** start **

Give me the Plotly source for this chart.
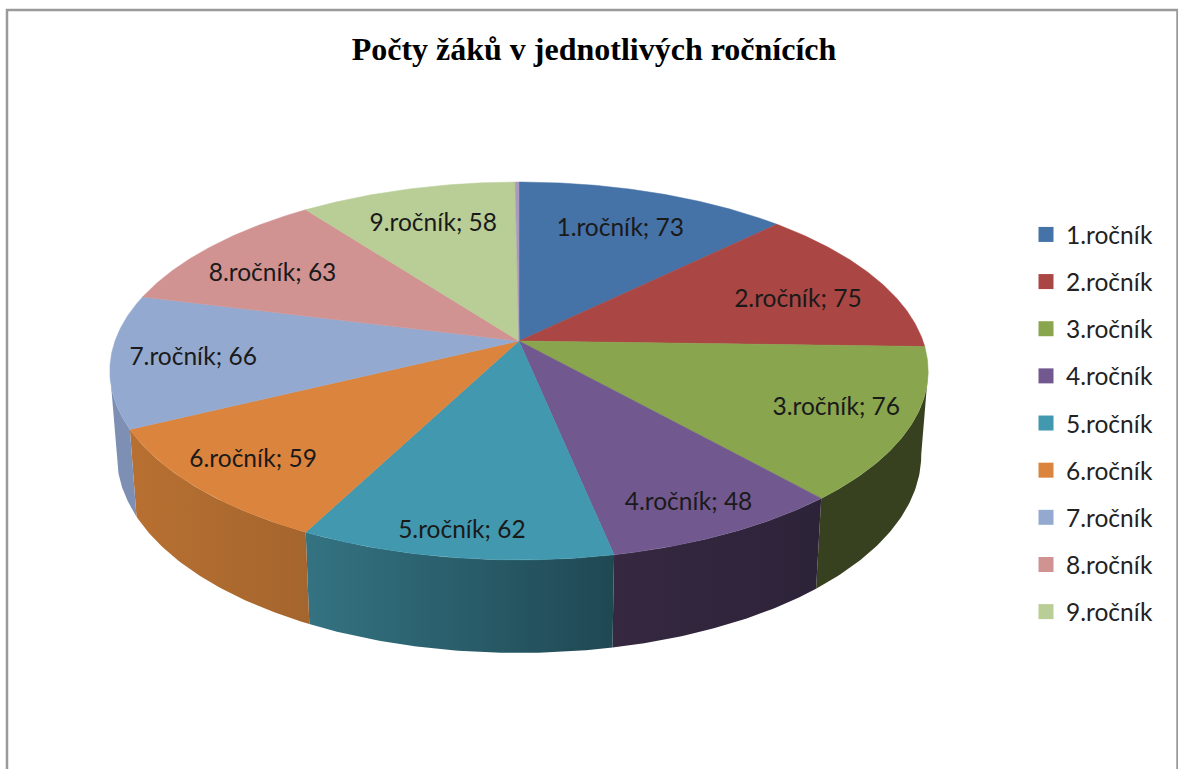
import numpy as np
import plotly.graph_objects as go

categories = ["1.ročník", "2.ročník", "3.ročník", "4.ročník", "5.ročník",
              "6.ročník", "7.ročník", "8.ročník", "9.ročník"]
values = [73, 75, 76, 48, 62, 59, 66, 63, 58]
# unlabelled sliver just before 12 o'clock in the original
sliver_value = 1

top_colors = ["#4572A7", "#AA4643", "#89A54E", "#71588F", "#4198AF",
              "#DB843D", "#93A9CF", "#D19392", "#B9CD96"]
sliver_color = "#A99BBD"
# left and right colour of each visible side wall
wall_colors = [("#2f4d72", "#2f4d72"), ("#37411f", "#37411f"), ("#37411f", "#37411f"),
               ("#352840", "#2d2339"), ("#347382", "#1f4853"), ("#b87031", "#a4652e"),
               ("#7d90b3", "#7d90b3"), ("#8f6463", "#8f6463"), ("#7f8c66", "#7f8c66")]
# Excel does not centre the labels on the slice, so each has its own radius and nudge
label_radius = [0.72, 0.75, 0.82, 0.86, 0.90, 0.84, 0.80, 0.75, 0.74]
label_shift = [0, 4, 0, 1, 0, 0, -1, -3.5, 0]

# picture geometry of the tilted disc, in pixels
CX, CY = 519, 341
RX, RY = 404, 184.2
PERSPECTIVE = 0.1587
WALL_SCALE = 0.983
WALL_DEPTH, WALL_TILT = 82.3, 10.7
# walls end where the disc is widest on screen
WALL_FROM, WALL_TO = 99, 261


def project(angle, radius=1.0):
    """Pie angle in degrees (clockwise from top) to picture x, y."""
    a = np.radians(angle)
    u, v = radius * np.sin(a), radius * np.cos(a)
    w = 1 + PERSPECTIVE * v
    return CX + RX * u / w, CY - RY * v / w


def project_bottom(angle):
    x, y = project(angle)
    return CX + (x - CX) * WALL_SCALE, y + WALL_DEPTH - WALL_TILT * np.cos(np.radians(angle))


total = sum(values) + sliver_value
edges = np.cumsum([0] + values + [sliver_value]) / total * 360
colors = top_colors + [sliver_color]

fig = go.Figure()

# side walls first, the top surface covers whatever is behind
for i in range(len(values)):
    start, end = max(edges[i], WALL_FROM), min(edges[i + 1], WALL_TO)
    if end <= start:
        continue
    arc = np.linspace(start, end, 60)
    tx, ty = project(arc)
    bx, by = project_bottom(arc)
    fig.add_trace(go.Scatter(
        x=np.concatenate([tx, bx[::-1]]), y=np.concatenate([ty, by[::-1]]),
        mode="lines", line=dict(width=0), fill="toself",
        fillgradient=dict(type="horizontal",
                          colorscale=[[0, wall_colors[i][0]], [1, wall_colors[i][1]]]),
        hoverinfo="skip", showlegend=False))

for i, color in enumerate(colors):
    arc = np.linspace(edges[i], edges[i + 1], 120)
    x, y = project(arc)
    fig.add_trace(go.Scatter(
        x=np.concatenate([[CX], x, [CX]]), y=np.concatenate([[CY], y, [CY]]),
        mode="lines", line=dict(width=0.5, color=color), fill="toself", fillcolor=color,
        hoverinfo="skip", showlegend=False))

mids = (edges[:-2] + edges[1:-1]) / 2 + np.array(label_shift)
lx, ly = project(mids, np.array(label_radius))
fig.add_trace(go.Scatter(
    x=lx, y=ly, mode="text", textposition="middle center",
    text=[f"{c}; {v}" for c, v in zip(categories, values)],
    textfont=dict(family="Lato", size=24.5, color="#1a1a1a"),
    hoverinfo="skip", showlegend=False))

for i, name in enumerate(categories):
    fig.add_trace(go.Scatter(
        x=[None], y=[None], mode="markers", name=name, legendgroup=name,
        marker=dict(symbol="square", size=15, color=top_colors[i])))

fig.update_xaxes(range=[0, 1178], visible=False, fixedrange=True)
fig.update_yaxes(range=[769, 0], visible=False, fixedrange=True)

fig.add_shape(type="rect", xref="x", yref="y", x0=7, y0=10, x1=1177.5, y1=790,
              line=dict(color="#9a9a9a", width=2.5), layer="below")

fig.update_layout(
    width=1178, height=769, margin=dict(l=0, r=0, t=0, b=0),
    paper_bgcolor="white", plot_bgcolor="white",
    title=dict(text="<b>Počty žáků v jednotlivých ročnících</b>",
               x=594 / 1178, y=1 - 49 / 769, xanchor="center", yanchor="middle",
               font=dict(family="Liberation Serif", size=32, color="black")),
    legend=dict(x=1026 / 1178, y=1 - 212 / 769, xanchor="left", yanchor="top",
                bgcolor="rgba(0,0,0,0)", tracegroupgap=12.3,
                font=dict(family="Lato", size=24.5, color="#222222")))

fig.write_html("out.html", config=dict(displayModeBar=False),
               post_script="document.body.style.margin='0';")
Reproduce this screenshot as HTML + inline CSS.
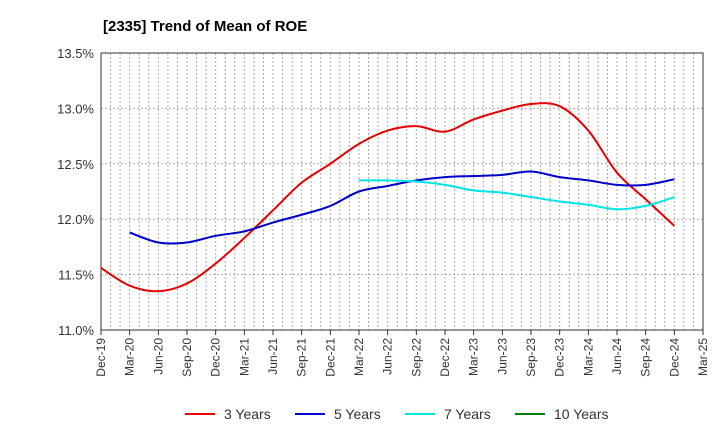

** end **

— What you should do —
Beginning with the first line of the records above, extract each line exactly through the line that holds "WALL_FROM, WALL_TO = 99, 261", both ends included. Omit pictures.

— Reply to the task —
Give me the Plotly source for this chart.
import numpy as np
import plotly.graph_objects as go

categories = ["1.ročník", "2.ročník", "3.ročník", "4.ročník", "5.ročník",
              "6.ročník", "7.ročník", "8.ročník", "9.ročník"]
values = [73, 75, 76, 48, 62, 59, 66, 63, 58]
# unlabelled sliver just before 12 o'clock in the original
sliver_value = 1

top_colors = ["#4572A7", "#AA4643", "#89A54E", "#71588F", "#4198AF",
              "#DB843D", "#93A9CF", "#D19392", "#B9CD96"]
sliver_color = "#A99BBD"
# left and right colour of each visible side wall
wall_colors = [("#2f4d72", "#2f4d72"), ("#37411f", "#37411f"), ("#37411f", "#37411f"),
               ("#352840", "#2d2339"), ("#347382", "#1f4853"), ("#b87031", "#a4652e"),
               ("#7d90b3", "#7d90b3"), ("#8f6463", "#8f6463"), ("#7f8c66", "#7f8c66")]
# Excel does not centre the labels on the slice, so each has its own radius and nudge
label_radius = [0.72, 0.75, 0.82, 0.86, 0.90, 0.84, 0.80, 0.75, 0.74]
label_shift = [0, 4, 0, 1, 0, 0, -1, -3.5, 0]

# picture geometry of the tilted disc, in pixels
CX, CY = 519, 341
RX, RY = 404, 184.2
PERSPECTIVE = 0.1587
WALL_SCALE = 0.983
WALL_DEPTH, WALL_TILT = 82.3, 10.7
# walls end where the disc is widest on screen
WALL_FROM, WALL_TO = 99, 261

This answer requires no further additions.